I figure I need to find limit as h approaches 0 [f(x+h)-f(x)]/h.
This leads me to [(x+h)^2+1/(x+h)-(x^2+1/x)]/h.

What do I need to do next? Help please

\(\displaystyle \displaystyle \frac{\frac{1}{x+h} \ + (x+h)^2 \ - \ \frac{1}{x} - x^2}{h}\)

\(\displaystyle = \ \displaystyle \frac{(x+h)^2 \ - x^2}{h} + \displaystyle \frac{\frac{1}{x+h} \ \ - \ \frac{1}{x} }{h}\)

now continue....

 

[minisue1]

ok, so after a super long effort of working out, i end up with
lim as h approaches 0=(2x^2+1)/x^2......is this right??

 

[HallsofIvy]

No, it's not. Show your work and we may be able to point out an error.

 

[minisue1]

so i did it again, and got 2x+1/x^2.

f(x+h)=(x+h)^2+1/(x+h)
f(x+h)-f(x)=(x+h)^2+1/(x+h)-x^2-1/x
=2xh+h^2+h/(x^2+xh)
as 1/(x+h)-1/x=h/x(x+h)

so [f(x+h)-f(x)]/h=[2xh+h^2+h/(x^2+xh)]/h
=h[2x+h+1/(x^2+xh)]/h
=2x+h+1/(x^2+xh)

so lim as h approaches 0=2x+1/x^2.......:/

 

[srmichael]

so i did it again, and got 2x+1/x^2.

f(x+h)=(x+h)^2+1/(x+h)
f(x+h)-f(x)=(x+h)^2+1/(x+h)-x^2-1/x
=2xh+h^2+h/(x^2+xh)
as 1/(x+h)-1/x=h/x(x+h) ====> CAREFUL! = -h/[x(x+h)] (Do you see why?)

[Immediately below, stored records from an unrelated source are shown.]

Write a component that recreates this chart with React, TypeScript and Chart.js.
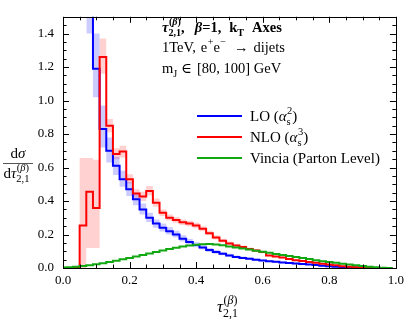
import React, { useEffect, useRef } from 'react';
import { Chart, registerables } from 'chart.js';

Chart.register(...registerables);

// ---------- data ----------
const BIN_WIDTH = 0.02;
const BIN_LEFT = [
  -0.01, 0.01, 0.03, 0.05, 0.07, 0.09, 0.11, 0.13, 0.15, 0.17,
  0.19, 0.21, 0.23, 0.25, 0.27, 0.29, 0.31, 0.33, 0.35, 0.37,
  0.39, 0.41, 0.43, 0.45, 0.47, 0.49, 0.51, 0.53, 0.55, 0.57,
  0.59, 0.61, 0.63, 0.65, 0.67, 0.69, 0.71, 0.73, 0.75, 0.77,
  0.79, 0.81, 0.83, 0.85, 0.87, 0.89, 0.91, 0.93, 0.95, 0.97,
];

const LO: (number | null)[] = [
  null, null, null, null, 2.0, 1.19, 0.83, 0.70, 0.61, 0.53,
  0.47, 0.41, 0.35, 0.30, 0.265, 0.24, 0.22, 0.20, 0.175, 0.155,
  0.138, 0.122, 0.107, 0.095, 0.085, 0.075, 0.066, 0.060, 0.055, 0.050,
  0.045, 0.041, 0.037, 0.033, 0.030, 0.027, 0.024, 0.021, 0.018, 0.014,
  0.011, 0.008, 0.006, 0.004, 0.003, 0.002, 0.001, 0, 0, 0,
];
const LO_LOW: (number | null)[] = [
  null, null, null, null, 1.40, 1.02, 0.72, 0.63, 0.555, 0.485,
  0.43, 0.375, 0.32, 0.275, 0.24, 0.218, 0.20, 0.182, 0.158, 0.14,
  0.124, 0.11, 0.096, 0.085, 0.076, 0.067, 0.059, 0.053, 0.048, 0.044,
  0.040, 0.036, 0.032, 0.029, 0.026, 0.023, 0.021, 0.018, 0.015, 0.012,
  0.009, 0.007, 0.005, 0.003, 0.002, 0.001, 0.0005, 0, 0, 0,
];
const LO_HIGH: (number | null)[] = [
  null, null, null, null, 2.2, 1.40, 0.97, 0.78, 0.665, 0.58,
  0.515, 0.45, 0.385, 0.33, 0.29, 0.265, 0.243, 0.222, 0.195, 0.173,
  0.154, 0.136, 0.12, 0.107, 0.096, 0.085, 0.075, 0.068, 0.063, 0.057,
  0.051, 0.047, 0.042, 0.038, 0.035, 0.031, 0.028, 0.025, 0.021, 0.017,
  0.013, 0.010, 0.008, 0.005, 0.004, 0.003, 0.002, 0, 0, 0,
];

const NLO: number[] = [
  0, 0, 0, 0.254, 0.455, 0.358, 1.26, 0.85, 0.68, 0.695,
  0.53, 0.445, 0.427, 0.46, 0.39, 0.33, 0.30, 0.287, 0.273, 0.265,
  0.254, 0.235, 0.208, 0.182, 0.163, 0.147, 0.135, 0.125, 0.114, 0.105,
  0.095, 0.075, 0.068, 0.062, 0.053, 0.047, 0.042, 0.036, 0.031, 0.026,
  0.021, 0.016, 0.011, 0.007, 0.004, 0.002, 0, 0, 0, 0,
];
const NLO_LOW: number[] = [
  0, 0, 0, 0.0, 0.12, 0.12, 1.16, 0.81, 0.65, 0.66,
  0.505, 0.42, 0.40, 0.435, 0.365, 0.31, 0.283, 0.27, 0.257, 0.25,
  0.238, 0.22, 0.195, 0.17, 0.152, 0.137, 0.125, 0.116, 0.105, 0.097,
  0.088, 0.069, 0.062, 0.057, 0.048, 0.042, 0.038, 0.032, 0.027, 0.023,
  0.018, 0.013, 0.009, 0.005, 0.003, 0.001, 0, 0, 0, 0,
];
const NLO_HIGH: number[] = [
  0, 0, 0, 0.657, 0.657, 0.646, 1.37, 0.89, 0.715, 0.73,
  0.56, 0.47, 0.455, 0.49, 0.415, 0.35, 0.32, 0.305, 0.29, 0.282,
  0.27, 0.25, 0.222, 0.195, 0.175, 0.158, 0.145, 0.135, 0.123, 0.114,
  0.103, 0.082, 0.075, 0.068, 0.059, 0.052, 0.047, 0.040, 0.035, 0.030,
  0.024, 0.019, 0.014, 0.009, 0.006, 0.003, 0, 0, 0, 0,
];

const VINCIA: number[] = [
  0.003, 0.005, 0.008, 0.012, 0.017, 0.023, 0.029, 0.036, 0.044, 0.052,
  0.060, 0.068, 0.077, 0.086, 0.095, 0.104, 0.113, 0.121, 0.128, 0.134,
  0.139, 0.142, 0.143, 0.141, 0.136, 0.129, 0.123, 0.116, 0.110, 0.103,
  0.097, 0.091, 0.084, 0.077, 0.071, 0.065, 0.059, 0.053, 0.047, 0.041,
  0.036, 0.031, 0.026, 0.021, 0.016, 0.012, 0.008, 0.005, 0.002, 0,
];

const X_TICKS = [0, 0.2, 0.4, 0.6, 0.8, 1.0];
const Y_TICKS = [0, 0.2, 0.4, 0.6, 0.8, 1.0, 1.2, 1.4];
const MINOR_STEP = 0.05;

// ---------- helpers ----------
const FAMILY = "'Liberation Serif', 'DejaVu Serif', serif";
Chart.defaults.font.family = FAMILY;

function toSteps(values: (number | null)[]) {
  const pts: { x: number; y: number }[] = [];
  values.forEach((v, i) => {
    if (v === null) return;
    pts.push({ x: BIN_LEFT[i], y: v }, { x: BIN_LEFT[i] + BIN_WIDTH, y: v });
  });
  return pts;
}

type Seg = { t?: string; it?: boolean; sup?: Seg[]; sub?: Seg[]; gap?: number };

function fontStr(size: number, it?: boolean, bold?: boolean) {
  return `${it ? 'italic ' : ''}${bold ? 'bold ' : ''}${size}px ${FAMILY}`;
}

function drawSegs(ctx: CanvasRenderingContext2D, segs: Seg[], x: number, y: number, size: number, bold = false): number {
  for (const s of segs) {
    if (s.gap) x += s.gap;
    if (s.t) {
      ctx.font = fontStr(size, s.it, bold);
      ctx.fillText(s.t, x, y);
      x += ctx.measureText(s.t).width;
    }
    if (s.sup || s.sub) {
      const ss = size * 0.7;
      let w1 = 0;
      let w2 = 0;
      if (s.sup) w1 = drawSegs(ctx, s.sup, x + 0.5, y - size * 0.45, ss, bold) - x;
      if (s.sub) w2 = drawSegs(ctx, s.sub, x, y + size * 0.28, ss, bold) - x;
      x += Math.max(w1, w2);
    }
  }
  return x;
}

const BETA_SUP: Seg[] = [{ t: '(' }, { t: 'β', it: true }, { t: ')' }];
const TAU: Seg = { t: 'τ', it: true, sup: BETA_SUP, sub: [{ t: '2,1' }] };

const overlayPlugin = {
  id: 'overlay',
  afterDatasetsDraw(chart: any) {
    const ctx: CanvasRenderingContext2D = chart.ctx;
    const { left, right, top, bottom } = chart.chartArea;
    const xs = chart.scales.x;
    const ys = chart.scales.y;
    ctx.save();
    ctx.strokeStyle = '#000';
    ctx.lineWidth = 1;
    ctx.strokeRect(Math.round(left) + 0.5, Math.round(top) + 0.5, Math.round(right - left), Math.round(bottom - top));
    ctx.beginPath();
    const nX = Math.round((xs.max - xs.min) / MINOR_STEP);
    for (let k = 0; k <= nX; k++) {
      const v = xs.min + k * MINOR_STEP;
      const major = X_TICKS.some((t) => Math.abs(t - v) < 1e-6);
      const len = major ? 6 : 3.5;
      const px = Math.round(xs.getPixelForValue(v)) + 0.5;
      ctx.moveTo(px, bottom);
      ctx.lineTo(px, bottom - len);
      ctx.moveTo(px, top);
      ctx.lineTo(px, top + len);
    }
    const nY = Math.round((ys.max - ys.min) / MINOR_STEP);
    for (let k = 0; k <= nY; k++) {
      const v = ys.min + k * MINOR_STEP;
      const major = Y_TICKS.some((t) => Math.abs(t - v) < 1e-6);
      const len = major ? 6 : 3.5;
      const py = Math.round(ys.getPixelForValue(v)) + 0.5;
      ctx.moveTo(left, py);
      ctx.lineTo(left + len, py);
      ctx.moveTo(right, py);
      ctx.lineTo(right - len, py);
    }
    ctx.stroke();
    ctx.restore();
  },
  afterDraw(chart: any) {
    const ctx: CanvasRenderingContext2D = chart.ctx;
    ctx.save();
    ctx.fillStyle = '#000';
    ctx.textAlign = 'left';
    ctx.textBaseline = 'alphabetic';

    // annotation
    drawSegs(ctx, [TAU, { t: ',' }, { t: 'β', it: true, gap: 10 }, { t: '=1,' }, { t: 'k', gap: 8, sub: [{ t: 'T' }] }, { t: 'Axes', gap: 8 }], 162, 32, 14.5, true);
    drawSegs(ctx, [{ t: '1TeV,' }, { t: 'e', gap: 5, sup: [{ t: '+' }] }, { t: 'e', sup: [{ t: '−' }] }, { t: '→', gap: 8 }, { t: 'dijets', gap: 5 }], 162, 52, 14.5);
    drawSegs(ctx, [{ t: 'm', sub: [{ t: 'J' }] }, { t: '∈', gap: 4 }, { t: '[80, 100] GeV', gap: 5 }], 162, 73, 14.5);

    // legend
    const legend: { color: string; segs: Seg[] }[] = [
      { color: '#0000ff', segs: [{ t: 'LO (' }, { t: 'α', it: true, sup: [{ t: '2' }], sub: [{ t: 's' }] }, { t: ')' }] },
      { color: '#ff0000', segs: [{ t: 'NLO (' }, { t: 'α', it: true, sup: [{ t: '3' }], sub: [{ t: 's' }] }, { t: ')' }] },
      { color: '#12a812', segs: [{ t: 'Vincia (Parton Level)' }] },
    ];
    legend.forEach((item, i) => {
      const y = 116 + i * 21;
      ctx.strokeStyle = item.color;
      ctx.lineWidth = 2;
      ctx.beginPath();
      ctx.moveTo(197, y);
      ctx.lineTo(242, y);
      ctx.stroke();
      drawSegs(ctx, item.segs, 250, y + 5, 15);
    });

    // y title (fraction)
    ctx.font = fontStr(15);
    const wd = ctx.measureText('d').width;
    ctx.font = fontStr(15, true);
    const ws = ctx.measureText('σ').width;
    const numX = 18 - (wd + ws) / 2;
    drawSegs(ctx, [{ t: 'd' }, { t: 'σ', it: true }], numX, 158, 15);
    ctx.strokeStyle = '#555';
    ctx.lineWidth = 1;
    ctx.beginPath();
    ctx.moveTo(3, 163.5);
    ctx.lineTo(33, 163.5);
    ctx.stroke();
    drawSegs(ctx, [{ t: 'd' }, TAU], 3.5, 178, 15);

    // x title
    drawSegs(ctx, [TAU], 217, 312, 17);
    ctx.restore();
  },
};

export default function App() {
  const canvasRef = useRef<HTMLCanvasElement>(null);

  useEffect(() => {
    document.body.style.margin = '0';
    const canvas = canvasRef.current;
    if (!canvas) return;
    const band = (values: (number | null)[], color: string, fill: any) => ({
      data: toSteps(values),
      borderWidth: 0,
      borderColor: 'rgba(0,0,0,0)',
      backgroundColor: color,
      pointRadius: 0,
      fill,
      order: 10,
    });
    const line = (values: (number | null)[], color: string, order: number) => ({
      data: toSteps(values),
      borderWidth: 2,
      borderColor: color,
      borderJoinStyle: 'miter' as const,
      pointRadius: 0,
      fill: false,
      order,
    });
    const tickFont = { family: FAMILY, size: 13, style: 'normal' as const, weight: 'normal' as const };
    const chart = new Chart(canvas, {
      type: 'line',
      data: {
        datasets: [
          band(LO_HIGH, 'rgba(0,0,255,0.2)', { target: 1 }),
          band(LO_LOW, 'rgba(0,0,255,0.2)', false),
          band(NLO_HIGH, 'rgba(255,0,0,0.18)', { target: 3 }),
          band(NLO_LOW, 'rgba(255,0,0,0.18)', false),
          line(LO, '#0000ff', 3),
          line(NLO, '#ff0000', 2),
          line(VINCIA, '#12a812', 1),
        ] as any,
      },
      options: {
        responsive: false,
        animation: false,
        events: [],
        layout: { padding: { top: 1, right: 9, left: 0, bottom: 0 } },
        plugins: { legend: { display: false }, tooltip: { enabled: false } },
        scales: {
          x: {
            type: 'linear',
            min: 0,
            max: 1,
            afterBuildTicks: (s: any) => { s.ticks = X_TICKS.map((v) => ({ value: v })); },
            afterFit: (s: any) => { s.height = 51; },
            ticks: {
              callback: (v: any) => Number(v).toFixed(1),
              font: tickFont,
              color: '#000',
              padding: 5,
              maxRotation: 0,
            },
            grid: { display: false, drawTicks: false },
            border: { display: false },
          },
          y: {
            type: 'linear',
            min: 0,
            max: 1.5,
            afterBuildTicks: (s: any) => { s.ticks = Y_TICKS.map((v) => ({ value: v })); },
            afterFit: (s: any) => { s.width = 63; },
            ticks: {
              callback: (v: any) => Number(v).toFixed(1),
              font: tickFont,
              color: '#000',
              padding: 9,
            },
            grid: { display: false, drawTicks: false },
            border: { display: false },
          },
        },
      },
      plugins: [overlayPlugin],
    });
    return () => chart.destroy();
  }, []);

  return (
    <div style={{ width: 409, height: 319, background: '#fff' }}>
      <canvas ref={canvasRef} width={409} height={319} style={{ display: 'block' }} />
    </div>
  );
}
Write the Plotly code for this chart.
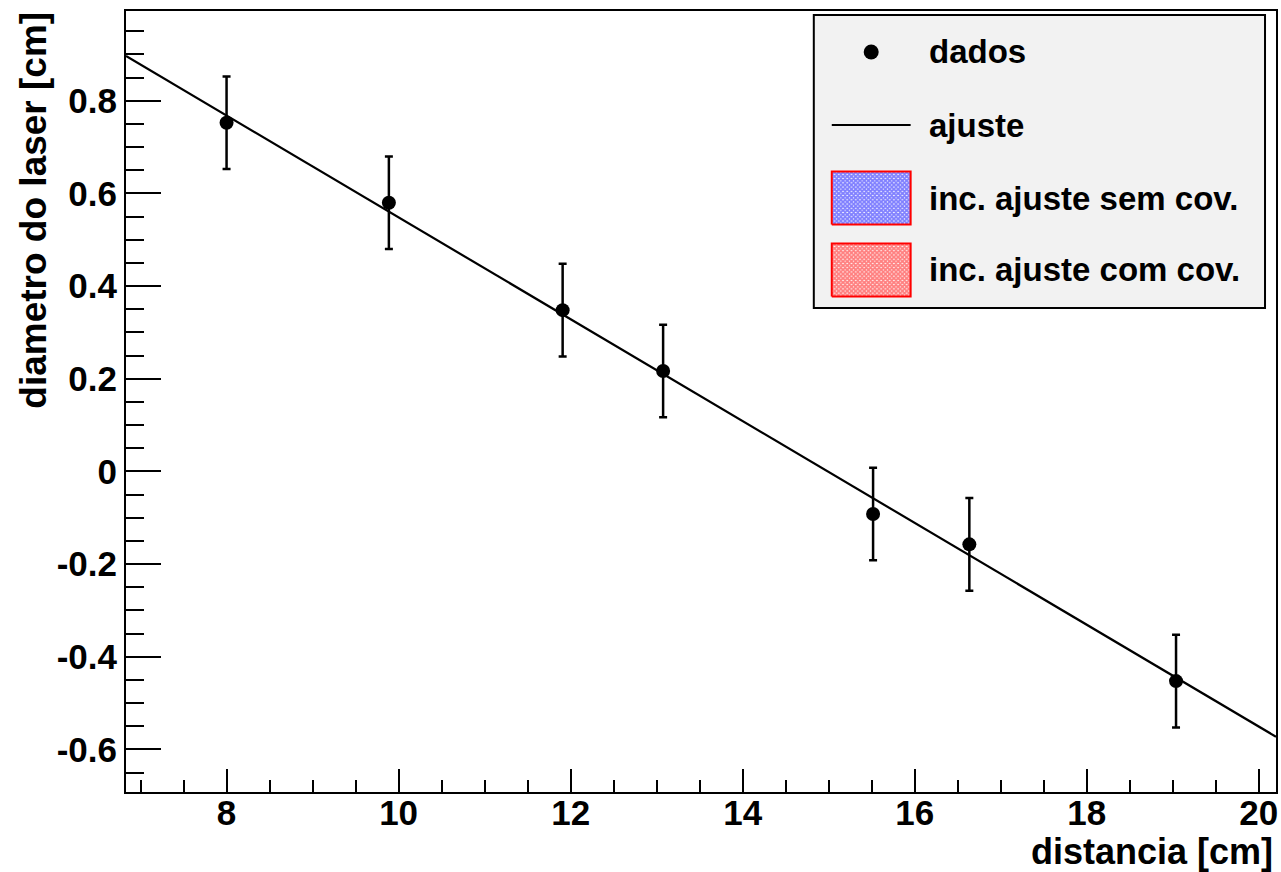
import plotly.graph_objects as go

# measured laser diameter vs distance
distancia = [8.0, 9.887, 11.907, 13.075, 15.516, 16.635, 19.038]
diametro = [0.7525, 0.5798, 0.348, 0.2166, -0.092, -0.1575, -0.4526]
erro_diametro = [0.1, 0.1, 0.1, 0.1, 0.1, 0.1, 0.1]

# linear fit parameters: d = a + b * x
fit_a = 1.6472
fit_b = -0.1099

x_range = [6.831, 20.20]
y_range = [-0.692, 0.9936]

x_tick_vals = [8, 10, 12, 14, 16, 18, 20]
x_tick_text = ["8", "10", "12", "14", "16", "18", "20"]
y_tick_vals = [-0.6, -0.4, -0.2, 0.0, 0.2, 0.4, 0.6, 0.8]
y_tick_text = ["-0.6", "-0.4", "-0.2", "0", "0.2", "0.4", "0.6", "0.8"]

legend_labels = ["dados", "ajuste", "inc. ajuste sem cov.", "inc. ajuste com cov."]

FONT = "Liberation Sans"
W, H = 1281, 872
ML, MR, MT, MB = 126, 3, 11, 80
PW, PH = W - ML - MR, H - MT - MB


def px(x):
    return (x - ML) / PW


def py(y):
    return (H - MB - y) / PH


fig = go.Figure()

# fit line across the whole x range
fit_y = [fit_a + fit_b * x for x in x_range]
fig.add_trace(go.Scatter(x=x_range, y=fit_y, mode="lines",
                         line=dict(color="black", width=2.2),
                         showlegend=False, hoverinfo="skip"))

# data points with error bars
fig.add_trace(go.Scatter(
    x=distancia, y=diametro, mode="markers",
    marker=dict(color="black", size=14),
    error_y=dict(type="data", array=erro_diametro, visible=True,
                 color="black", thickness=2.5, width=4),
    showlegend=False))

# legend box (drawn by hand in paper space on an overlay axis pair)
box_x0, box_x1 = px(815), px(1267)
box_y0, box_y1 = py(308), py(15)
fig.add_shape(type="rect", xref="paper", yref="paper",
              x0=box_x0, x1=box_x1, y0=box_y0, y1=box_y1,
              fillcolor="#f2f2f2", line=dict(color="black", width=2),
              layer="below")

row_y = [py(52), py(125), py(198), py(270)]
sym_x0, sym_x1 = px(833), px(912)
sym_xc = (sym_x0 + sym_x1) / 2
sw_h = (py(171) - py(224)) / 2

fig.add_trace(go.Scatter(x=[sym_xc], y=[row_y[0]], xaxis="x2", yaxis="y2",
                         mode="markers", marker=dict(color="black", size=15),
                         showlegend=False, hoverinfo="skip"))
fig.add_trace(go.Scatter(x=[sym_x0, sym_x1], y=[row_y[1], row_y[1]],
                         xaxis="x2", yaxis="y2", mode="lines",
                         line=dict(color="black", width=2),
                         showlegend=False, hoverinfo="skip"))

for yc, col in [(row_y[2], "blue"), (row_y[3], "red")]:
    fig.add_trace(go.Scatter(
        x=[sym_x0, sym_x1, sym_x1, sym_x0, sym_x0],
        y=[yc - sw_h, yc - sw_h, yc + sw_h, yc + sw_h, yc - sw_h],
        xaxis="x2", yaxis="y2", mode="lines", fill="toself",
        fillcolor="white",
        fillpattern=dict(shape="x", fgcolor=col, bgcolor="white",
                         size=3, solidity=0.85),
        line=dict(color="red", width=2),
        showlegend=False, hoverinfo="skip"))

for lab, yc in zip(legend_labels, row_y):
    fig.add_annotation(x=px(928), y=yc, xref="paper", yref="paper",
                       text=f"<b>{lab}</b>", showarrow=False,
                       xanchor="left", yanchor="middle",
                       font=dict(family=FONT, size=33, color="black"))

# axis titles
fig.add_annotation(x=px(1277), y=py(851), xref="paper", yref="paper",
                   text="<b>distancia [cm]</b>", showarrow=False,
                   xanchor="right", yanchor="middle",
                   font=dict(family=FONT, size=36, color="black"))
fig.add_annotation(x=px(33), y=py(10), xref="paper", yref="paper",
                   text="<b>diametro do laser [cm]</b>", showarrow=False,
                   textangle=-90, xanchor="center", yanchor="top",
                   font=dict(family=FONT, size=37, color="black"))

axis_common = dict(showgrid=False, zeroline=False, showline=True,
                   linecolor="black", linewidth=2, mirror=True,
                   ticks="inside", tickcolor="black", tickwidth=2)

fig.update_layout(
    width=W, height=H,
    margin=dict(l=ML, r=MR, t=MT, b=MB),
    paper_bgcolor="white", plot_bgcolor="white",
    showlegend=False,
    font=dict(family=FONT, color="black"),
    xaxis=dict(range=x_range, tickmode="array", tickvals=x_tick_vals,
               ticktext=[f"<b>{t}</b>" for t in x_tick_text],
               ticklen=23, tickfont=dict(size=35, family=FONT),
               ticklabelstandoff=-11,
               minor=dict(tickmode="linear", tick0=0, dtick=0.5,
                          ticks="inside", ticklen=12, tickwidth=2,
                          tickcolor="black"),
               **axis_common),
    yaxis=dict(range=y_range, tickmode="array", tickvals=y_tick_vals,
               ticktext=[f"<b>{t}</b>" for t in y_tick_text],
               ticklen=35, tickfont=dict(size=35, family=FONT),
               minor=dict(tickmode="linear", tick0=0, dtick=0.05,
                          ticks="inside", ticklen=18, tickwidth=2,
                          tickcolor="black"),
               **axis_common),
    xaxis2=dict(range=[0, 1], overlaying="x", visible=False, fixedrange=True),
    yaxis2=dict(range=[0, 1], overlaying="y", visible=False, fixedrange=True),
)

fig.write_html("out.html")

so [f(x+h)-f(x)]/h=[2xh+h^2+h/(x^2+xh)]/h
=h[2x+h+1/(x^2+xh)]/h
=2x+h+1/(x^2+xh)

so lim as h approaches 0=2x+1/x^2.......:/

.

 

[minisue1]

Aaaah, yes...ooops.

So therefore the answer rather is 2x-1/x^2...

Thank you srmichael!

 

[srmichael]

Aaaah, yes...ooops.

So therefore the answer rather is 2x-1/x^2...

Thank you srmichael!

Correct!